The  hybrid is not only double-voiced and double-accented . . . but is also double-languaged; for in it there are not only (and not even so much) two individual consciounesses, two voices, two accents, as there are [doublings of] socio-linguistic consciousnesses, two epochs . . . that come together and consciously fight it out on the territory of the utterance.

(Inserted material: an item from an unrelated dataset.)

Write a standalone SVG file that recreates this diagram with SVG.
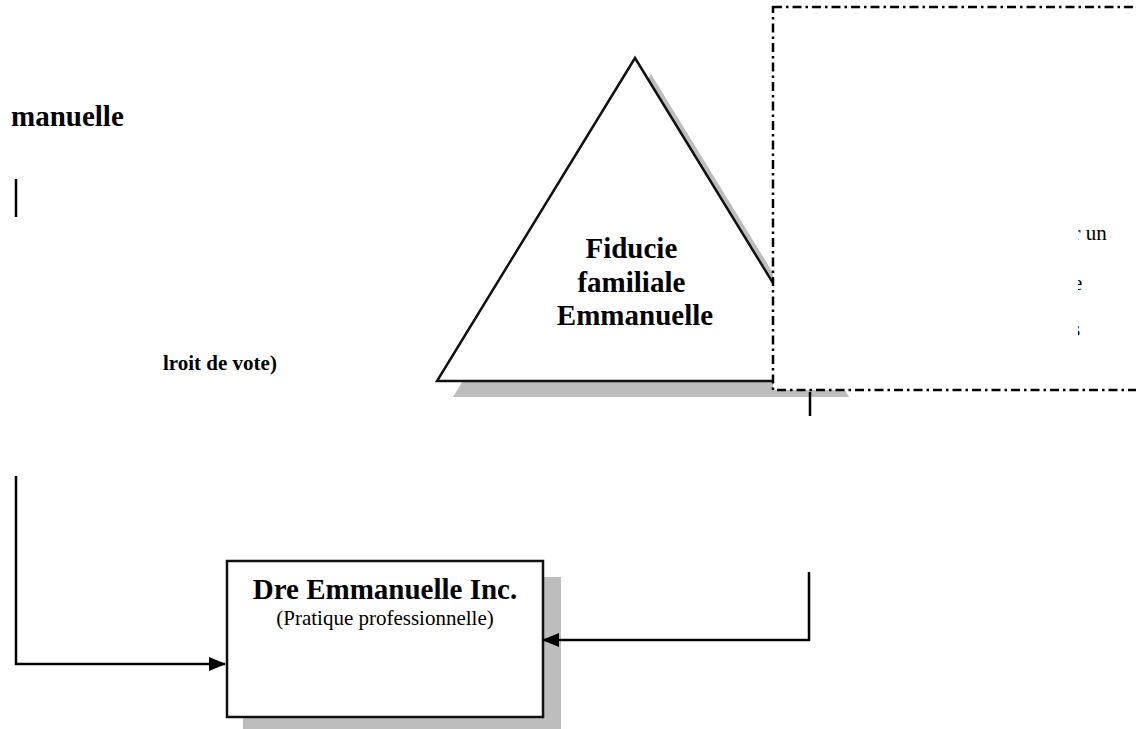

Also, Homi Bhabha talks about a third space of enunciation, a hybrid space or a new position in which communication is possible. Third Space theory emerges from the sociocultural tradition in psychology identified with Lev Vygotsky. Sociocultural approaches are concerned with the “… constitutive role of culture in mind, i.e., on how mind develops by incorporating the community’s shared artifacts accumulated over generations”. Bhabha applies socioculturalism directly to the postcolonial condition, where there are, “… unequal and uneven forces of cultural representation”. For Bhabha, such negotiation is neither assimilation nor collaboration as it makes possible the emergence of an “interstitial” agency that refuses the binary representation of social antagonism. The “interstitial perspective” as Bhabha calls it replaces the “polarity of a prefigurative self-generating nation ‘in-itself’ and extrinsic other nations” with the notion of cultural liminality within the nation. the liminal figure of the nation-space would ensure that no political ideologies could claim transcendent or metaphysical authority for themselves. this is because the subject of cultural discourse – the agency of a people – is spilt in the discursive ambivalence that emerges in the contest of narrative authority between the pedagogical and the performative, which is to say, between the peoples’ status as historical objects of a nationalist pedagogy and their ability to perform themselves as subjects of a process of signification that must erase any prior or originally national presence. Hybrid agencies find their voice in a dialectic that does not seek cultural supremacy or sovereignty. They deploy the partial culture from which they emerge to construct visions of community, and versions of historic memory, that give narrative form to the minority positions they occupy: “the outside of the inside; the part in the whole”.

This “new position” Bhabha proposes is closely related to the “homeless” existence of post-colonial persons. It certainly cannot be assumed to be an independent third space already there, a “no-man’s-land” between the nations. Instead, a way of cultural syncretization, i.e. a medium of negotiating cultural antagonisms, has to be created. Cultural difference has to be acknowledged: “Culture does imply difference, but the differences now are no longer, if you wish, taxonomical; they are interactive and refractive”. This position emphasizes, contrary to the too facile assumption of world literature and world culture as the stages of a multicultural cosmopolitanism already in existence, that the “intellectual trade” takes place mostly on the borders and in the border crossings between cultures where meanings and values are not codified but misunderstood, misrepresented, even falsely adopted. Bhabha explains how beyond fixed cultural (ethnic, gender- and class-related) identities, so-called “hybrid” identities are formed by discontinuous translation and negotiation. Hybridity, liminality, “interrogatory, interstitial space” – these are the positive values Bhabha opposes to a retrograde historicism that continues to dominate Western critical thinking, a “linear narrative of the nation,” with its claims for the “holism of culture and community” and a “fixed horizontal nation-space”. We must, he argues eloquently, undo such thinking with its facile binary oppositions. Rather than emphasizing the opposition between First World and Third World nations, between colonizer and colonized, men and women, black and white, straight and gay, Bhabha would have it, we might more profitably focus on the faultlines themselves, on border situations and thresholds as the sites where identities are performed and contested. Bhabha says, “hybridity to me is the ‘third space’ which enables other positions to emerge”.